The irony is that many atheists don't deny that atheism makes you sad. As George Bernard Shaw, puts it:
The fact that a believer is happier than a skeptic is no more to the point than the fact that a drunken man is happier than a sober one. The happiness of credulity is a cheap and dangerous quality of happiness, and by no means a necessity of life.”
Here we see that Shaw admits the believer is happier but tries to feel superior by saying it's just emotions, like getting drunk, and even calls happiness a dangerous quality. Better to be a somber and joyless cynic I suppose.
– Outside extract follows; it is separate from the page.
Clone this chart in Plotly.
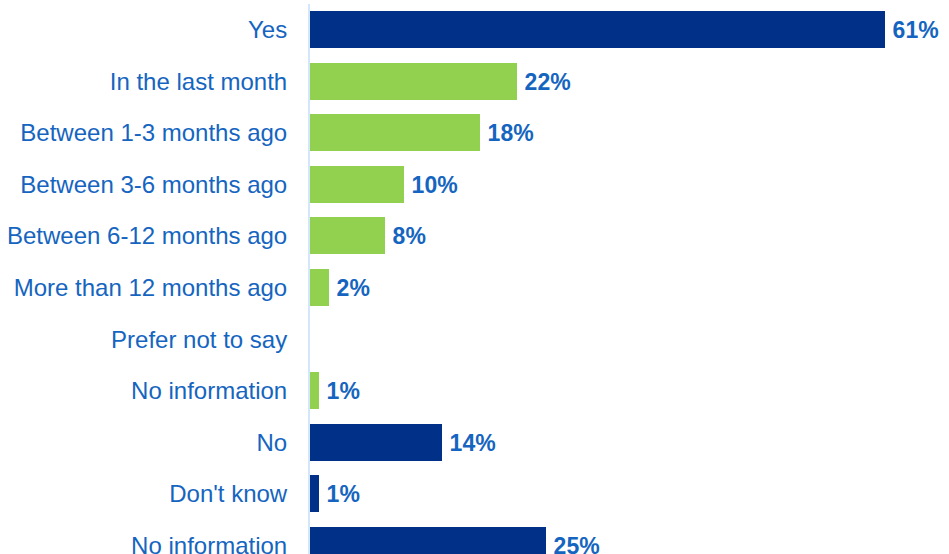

Well why is the atheist sad and unhappy compared to the believer? Well I think this was answered by the famous atheist Bertrand Russell, in a Free Man's Worship he writes:
That Man is the product of causes which had no prevision of the end they were achieving; that his origin, his growth, his hopes and fears, his loves and his beliefs, are but the outcome of accidental collocations of atoms; that no fire, no heroism, no intensity of thought and feeling, can preserve an individual life beyond the grave; that all the labours of the ages, all the devotion, all the inspiration, all the noonday brightness of human genius, are destined to extinction in the vast death of the solar system, and that the whole temple of Man’s achievement must inevitably be buried beneath the débris of a universe in ruins—all these things, if not quite beyond dispute, are yet so nearly certain, that no philosophy which rejects them can hope to stand. Only within the scaffolding of these truths, only on the firm foundation of unyielding despair, can the soul’s habitation henceforth be safely built.”
How uplifting! What a pep talk, "only on the firm foundation of unyielding despair, ..." I think I'd rather have unyielding hope and faith in Something, thank you very much.
I then thought about atheistic literature and how depressing it is. Reading the book The Stranger by Albert Camus, really opened my eyes to the existential emptiness of atheism. You really feel the meaninglessness of life as perceived by the atheist character. When I compare that feeling of depressing meaninglessness and unyielding despair portrayed in that book to the Gospels and other religious texts, there is a distinct difference in emotional tone and feeling it gives me.
So at the end of the day I do not like atheism. I do not like it's ultimate message and how it makes me feel sad. I want to feel joy. I want to feel good. I want to feel uplifted. I want to feel that life has meaning and purpose and there is some divine magic within the mystery of existence.